Task to carry out:
Give the data again, word for word.

Information shown:
-------------------------

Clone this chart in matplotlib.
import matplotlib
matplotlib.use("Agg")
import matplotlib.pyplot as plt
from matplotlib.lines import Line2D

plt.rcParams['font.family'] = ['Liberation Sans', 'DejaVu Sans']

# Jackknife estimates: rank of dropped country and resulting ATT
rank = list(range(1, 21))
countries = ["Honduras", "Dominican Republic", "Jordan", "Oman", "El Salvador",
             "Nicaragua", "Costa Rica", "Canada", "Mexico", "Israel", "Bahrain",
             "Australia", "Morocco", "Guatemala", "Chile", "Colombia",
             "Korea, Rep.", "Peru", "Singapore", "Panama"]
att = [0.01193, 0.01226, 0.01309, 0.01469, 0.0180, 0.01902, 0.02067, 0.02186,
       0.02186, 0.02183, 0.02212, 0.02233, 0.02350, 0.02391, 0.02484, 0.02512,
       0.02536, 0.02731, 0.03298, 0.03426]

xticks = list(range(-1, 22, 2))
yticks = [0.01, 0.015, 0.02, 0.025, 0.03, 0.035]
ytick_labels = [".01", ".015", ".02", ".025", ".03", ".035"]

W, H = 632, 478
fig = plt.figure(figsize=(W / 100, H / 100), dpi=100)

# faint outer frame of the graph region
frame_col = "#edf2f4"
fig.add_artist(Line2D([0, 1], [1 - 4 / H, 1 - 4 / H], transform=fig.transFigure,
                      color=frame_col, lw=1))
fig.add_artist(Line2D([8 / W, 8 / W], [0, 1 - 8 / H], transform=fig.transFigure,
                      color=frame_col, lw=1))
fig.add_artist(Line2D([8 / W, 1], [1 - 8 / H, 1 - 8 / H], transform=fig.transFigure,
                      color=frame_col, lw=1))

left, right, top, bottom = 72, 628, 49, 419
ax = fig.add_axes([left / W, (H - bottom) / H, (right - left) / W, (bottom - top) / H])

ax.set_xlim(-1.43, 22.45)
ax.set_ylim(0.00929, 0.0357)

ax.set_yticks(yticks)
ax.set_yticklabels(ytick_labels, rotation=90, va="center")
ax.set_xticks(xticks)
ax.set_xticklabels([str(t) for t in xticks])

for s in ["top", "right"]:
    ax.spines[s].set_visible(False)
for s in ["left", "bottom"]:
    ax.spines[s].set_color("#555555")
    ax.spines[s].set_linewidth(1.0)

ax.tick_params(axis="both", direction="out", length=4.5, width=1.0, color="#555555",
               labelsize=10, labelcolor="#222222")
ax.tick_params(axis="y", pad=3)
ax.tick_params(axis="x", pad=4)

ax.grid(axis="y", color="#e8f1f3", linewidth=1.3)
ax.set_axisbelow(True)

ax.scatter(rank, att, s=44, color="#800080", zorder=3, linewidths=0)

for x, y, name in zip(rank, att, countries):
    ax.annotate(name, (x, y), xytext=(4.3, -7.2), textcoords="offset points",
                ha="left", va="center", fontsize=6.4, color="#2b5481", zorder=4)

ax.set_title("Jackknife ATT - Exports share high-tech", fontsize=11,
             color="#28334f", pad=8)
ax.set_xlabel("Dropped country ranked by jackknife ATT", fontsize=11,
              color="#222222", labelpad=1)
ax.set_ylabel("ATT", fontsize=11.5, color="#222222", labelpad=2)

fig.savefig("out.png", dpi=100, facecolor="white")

-------------------------

Task result:
Clone this chart in matplotlib.
import matplotlib
matplotlib.use("Agg")
import matplotlib.pyplot as plt
from matplotlib.lines import Line2D

plt.rcParams['font.family'] = ['Liberation Sans', 'DejaVu Sans']

# Jackknife estimates: rank of dropped country and resulting ATT
rank = list(range(1, 21))
countries = ["Honduras", "Dominican Republic", "Jordan", "Oman", "El Salvador",
             "Nicaragua", "Costa Rica", "Canada", "Mexico", "Israel", "Bahrain",
             "Australia", "Morocco", "Guatemala", "Chile", "Colombia",
             "Korea, Rep.", "Peru", "Singapore", "Panama"]
att = [0.01193, 0.01226, 0.01309, 0.01469, 0.0180, 0.01902, 0.02067, 0.02186,
       0.02186, 0.02183, 0.02212, 0.02233, 0.02350, 0.02391, 0.02484, 0.02512,
       0.02536, 0.02731, 0.03298, 0.03426]

xticks = list(range(-1, 22, 2))
yticks = [0.01, 0.015, 0.02, 0.025, 0.03, 0.035]
ytick_labels = [".01", ".015", ".02", ".025", ".03", ".035"]

W, H = 632, 478
fig = plt.figure(figsize=(W / 100, H / 100), dpi=100)

# faint outer frame of the graph region
frame_col = "#edf2f4"
fig.add_artist(Line2D([0, 1], [1 - 4 / H, 1 - 4 / H], transform=fig.transFigure,
                      color=frame_col, lw=1))
fig.add_artist(Line2D([8 / W, 8 / W], [0, 1 - 8 / H], transform=fig.transFigure,
                      color=frame_col, lw=1))
fig.add_artist(Line2D([8 / W, 1], [1 - 8 / H, 1 - 8 / H], transform=fig.transFigure,
                      color=frame_col, lw=1))

left, right, top, bottom = 72, 628, 49, 419
ax = fig.add_axes([left / W, (H - bottom) / H, (right - left) / W, (bottom - top) / H])

ax.set_xlim(-1.43, 22.45)
ax.set_ylim(0.00929, 0.0357)

ax.set_yticks(yticks)
ax.set_yticklabels(ytick_labels, rotation=90, va="center")
ax.set_xticks(xticks)
ax.set_xticklabels([str(t) for t in xticks])

for s in ["top", "right"]:
    ax.spines[s].set_visible(False)
for s in ["left", "bottom"]:
    ax.spines[s].set_color("#555555")
    ax.spines[s].set_linewidth(1.0)

ax.tick_params(axis="both", direction="out", length=4.5, width=1.0, color="#555555",
               labelsize=10, labelcolor="#222222")
ax.tick_params(axis="y", pad=3)
ax.tick_params(axis="x", pad=4)

ax.grid(axis="y", color="#e8f1f3", linewidth=1.3)
ax.set_axisbelow(True)

ax.scatter(rank, att, s=44, color="#800080", zorder=3, linewidths=0)

for x, y, name in zip(rank, att, countries):
    ax.annotate(name, (x, y), xytext=(4.3, -7.2), textcoords="offset points",
                ha="left", va="center", fontsize=6.4, color="#2b5481", zorder=4)

ax.set_title("Jackknife ATT - Exports share high-tech", fontsize=11,
             color="#28334f", pad=8)
ax.set_xlabel("Dropped country ranked by jackknife ATT", fontsize=11,
              color="#222222", labelpad=1)
ax.set_ylabel("ATT", fontsize=11.5, color="#222222", labelpad=2)

fig.savefig("out.png", dpi=100, facecolor="white")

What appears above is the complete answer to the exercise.